Among the lines of the listing below, retype exactly those from the one containing "Generate a Python" through the one containing "OPERATING_TOTAL = [2057666, 2049796, 1310101]", both included. Do not include pictures.

** START LISTED RECORDS **

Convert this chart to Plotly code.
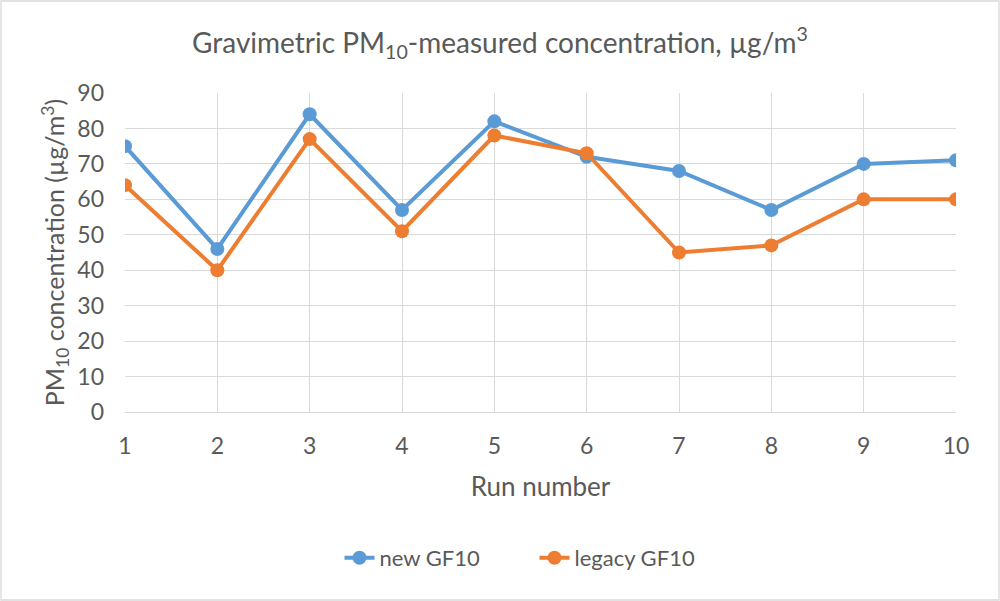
import plotly.graph_objects as go

runs = [1, 2, 3, 4, 5, 6, 7, 8, 9, 10]
new_gf10 = [75, 46, 84, 57, 82, 72, 68, 57, 70, 71]
legacy_gf10 = [64, 40, 77, 51, 78, 73, 45, 47, 60, 60]
y_ticks = [0, 10, 20, 30, 40, 50, 60, 70, 80, 90]

FONT = "Lato"
GRAY = "#595959"
GRID = "#d9d9d9"

L, R, T, B = 125, 44, 93, 189
W, H = 1000, 601
pw, ph = W - L - R, H - T - B

fig = go.Figure()
fig.add_trace(go.Scatter(x=runs, y=new_gf10, name="new GF10", mode="lines+markers",
                         line=dict(color="#5B9BD5", width=4),
                         marker=dict(color="#5B9BD5", size=14)))
fig.add_trace(go.Scatter(x=runs, y=legacy_gf10, name="legacy GF10", mode="lines+markers",
                         line=dict(color="#ED7D31", width=4),
                         marker=dict(color="#ED7D31", size=14)))

fig.update_layout(
    width=W, height=H,
    margin=dict(l=L, r=R, t=T, b=B),
    paper_bgcolor="white", plot_bgcolor="white",
    font=dict(family=FONT, color=GRAY, size=22),
    title=dict(text="Gravimetric PM<sub>10</sub>-measured concentration, µg/m<sup>3</sup>",
               x=0.5, xanchor="center", y=1 - 43 / H, yanchor="middle",
               font=dict(size=28, color=GRAY, family=FONT)),
    xaxis=dict(range=[1, 10], tickvals=runs, showgrid=True, gridcolor=GRID, gridwidth=1.3,
               zeroline=False, showline=True, linecolor=GRID, linewidth=1.3,
               ticks="", ticklabelstandoff=13,
               tickfont=dict(size=23, color=GRAY),
               title=dict(text="Run number", font=dict(size=26, color=GRAY), standoff=20)),
    yaxis=dict(range=[0, 90], tickvals=y_ticks, showgrid=True, gridcolor=GRID, gridwidth=1.3,
               zeroline=False, showline=False,
               ticks="", ticklabelstandoff=20,
               tickfont=dict(size=23, color=GRAY),
               title=dict(text="PM<sub>10</sub> concentration (µg/m<sup>3</sup>)",
                          font=dict(size=25, color=GRAY), standoff=5)),
    legend=dict(orientation="h", x=0.5 - 6 / pw, xanchor="center", y=(412 - 558) / ph,
                yanchor="middle", font=dict(size=22, color=GRAY),
                entrywidth=150, entrywidthmode="pixels"),
    showlegend=True,
)

# outer chart border
fig.add_shape(type="rect", xref="paper", yref="paper",
              x0=(1 - L) / pw, x1=(W - 1 - L) / pw,
              y0=-(H - 1 - T - ph) / ph, y1=1 + (T - 1) / ph,
              line=dict(color=GRID, width=1.3), fillcolor="rgba(0,0,0,0)", layer="below")

fig.write_html("out.html")
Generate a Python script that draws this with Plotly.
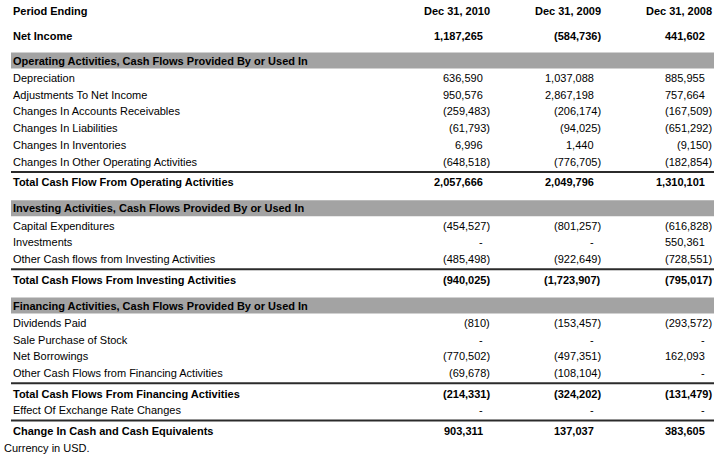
import plotly.graph_objects as go

# column headers and values, in thousands of USD
PERIODS = ["Dec 31, 2010", "Dec 31, 2009", "Dec 31, 2008"]

NET_INCOME = [1187265, -584736, 441602]

OPERATING_LABELS = [
    "Depreciation",
    "Adjustments To Net Income",
    "Changes In Accounts Receivables",
    "Changes In Liabilities",
    "Changes In Inventories",
    "Changes In Other Operating Activities",
]
OPERATING_VALUES = [
    [636590, 1037088, 885955],
    [950576, 2867198, 757664],
    [-259483, -206174, -167509],
    [-61793, -94025, -651292],
    [6996, 1440, -9150],
    [-648518, -776705, -182854],
]
OPERATING_TOTAL = [2057666, 2049796, 1310101]

INVESTING_LABELS = [
    "Capital Expenditures",
    "Investments",
    "Other Cash flows from Investing Activities",
]
INVESTING_VALUES = [
    [-454527, -801257, -616828],
    [None, None, 550361],
    [-485498, -922649, -728551],
]
INVESTING_TOTAL = [-940025, -1723907, -795017]

FINANCING_LABELS = [
    "Dividends Paid",
    "Sale Purchase of Stock",
    "Net Borrowings",
    "Other Cash Flows from Financing Activities",
]
FINANCING_VALUES = [
    [-810, -153457, -293572],
    [None, None, None],
    [-770502, -497351, 162093],
    [-69678, -108104, None],
]
FINANCING_TOTAL = [-214331, -324202, -131479]

EXCHANGE_EFFECT = [None, None, None]
CHANGE_IN_CASH = [903311, 137037, 383605]

W, H = 725, 461
FONT = "Liberation Sans, Arial, Helvetica, sans-serif"
BAR_GRAY = "#A3A3A3"
RULE = "#2B2B2B"

LABEL_X = 13
NOTE_X = 4
LEFT, RIGHT = 11, 714
COL_RIGHT = [490, 601, 712]  # right edge of ")" in each column
POS_SHIFT = 7  # positives sit left of the closing paren

GAPS = {
    ("head", "net"): 24.5,
    ("net", "section"): 25,
    ("section", "item"): 17.3,
    ("item", "item"): 16.8,
    ("item", "total"): 20.4,
    ("total", "section"): 26,
    ("total", "item"): 16.8,
    ("total", "note"): 17.5,
}


def fmt(v):
    if v is None:
        return "-"
    if v < 0:
        return "({:,})".format(-v)
    return "{:,}".format(v)


rows = [("head", "Period Ending", PERIODS), ("net", "Net Income", NET_INCOME)]
for title, labels, values, total_label, total in [
    ("Operating Activities, Cash Flows Provided By or Used In",
     OPERATING_LABELS, OPERATING_VALUES,
     "Total Cash Flow From Operating Activities", OPERATING_TOTAL),
    ("Investing Activities, Cash Flows Provided By or Used In",
     INVESTING_LABELS, INVESTING_VALUES,
     "Total Cash Flows From Investing Activities", INVESTING_TOTAL),
    ("Financing Activities, Cash Flows Provided By or Used In",
     FINANCING_LABELS, FINANCING_VALUES,
     "Total Cash Flows From Financing Activities", FINANCING_TOTAL),
]:
    rows.append(("section", title, None))
    rows += [("item", l, v) for l, v in zip(labels, values)]
    rows.append(("total", total_label, total))
rows.append(("item", "Effect Of Exchange Rate Changes", EXCHANGE_EFFECT))
rows.append(("total", "Change In Cash and Cash Equivalents", CHANGE_IN_CASH))
rows.append(("note", "Currency in USD.", None))

fig = go.Figure()
annotations = []
shapes = []
y = 11
prev = None
for kind, label, values in rows:
    if prev is not None:
        y += GAPS[(prev, kind)]
    prev = kind
    bold = kind in ("head", "net", "section", "total")
    if kind == "section":
        shapes.append(dict(type="rect", xref="x", yref="y", x0=LEFT, x1=RIGHT,
                           y0=y - 8, y1=y + 8, fillcolor=BAR_GRAY,
                           line_width=0, layer="below"))
    if kind == "total":
        shapes.append(dict(type="line", xref="x", yref="y", x0=LEFT, x1=RIGHT,
                           y0=y - 10.3, y1=y - 10.3,
                           line=dict(color=RULE, width=2)))
    annotations.append(dict(
        x=NOTE_X if kind == "note" else LABEL_X, y=y, xref="x", yref="y",
        text="<b>%s</b>" % label if bold else label,
        showarrow=False, xanchor="left", yanchor="middle",
        borderpad=0, borderwidth=0,
    ))
    if values is None:
        continue
    for i, v in enumerate(values):
        if kind == "head":
            text, x = v, COL_RIGHT[i]
        else:
            text = fmt(v)
            x = COL_RIGHT[i] if (v is not None and v < 0) else COL_RIGHT[i] - POS_SHIFT
        annotations.append(dict(
            x=x, y=y, xref="x", yref="y",
            text="<b>%s</b>" % text if bold else text,
            showarrow=False, xanchor="right", yanchor="middle",
            borderpad=0, borderwidth=0,
        ))

fig.update_layout(
    width=W,
    height=H,
    margin=dict(l=0, r=0, t=0, b=0),
    paper_bgcolor="white",
    plot_bgcolor="white",
    font=dict(family=FONT, size=11, color="#000000"),
    xaxis=dict(range=[0, W], visible=False, fixedrange=True),
    yaxis=dict(range=[H, 0], visible=False, fixedrange=True),
    annotations=annotations,
    shapes=shapes,
    showlegend=False,
)
# the page's default 8px body margin would push the table off the window
fig.write_html(
    "out.html",
    config={"displayModeBar": False},
    post_script="document.body.style.margin = '0';",
)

** END LISTED RECORDS **

PROBLEM SOLUTION:
Generate a Python script that draws this with Plotly.
import plotly.graph_objects as go

# column headers and values, in thousands of USD
PERIODS = ["Dec 31, 2010", "Dec 31, 2009", "Dec 31, 2008"]

NET_INCOME = [1187265, -584736, 441602]

OPERATING_LABELS = [
    "Depreciation",
    "Adjustments To Net Income",
    "Changes In Accounts Receivables",
    "Changes In Liabilities",
    "Changes In Inventories",
    "Changes In Other Operating Activities",
]
OPERATING_VALUES = [
    [636590, 1037088, 885955],
    [950576, 2867198, 757664],
    [-259483, -206174, -167509],
    [-61793, -94025, -651292],
    [6996, 1440, -9150],
    [-648518, -776705, -182854],
]
OPERATING_TOTAL = [2057666, 2049796, 1310101]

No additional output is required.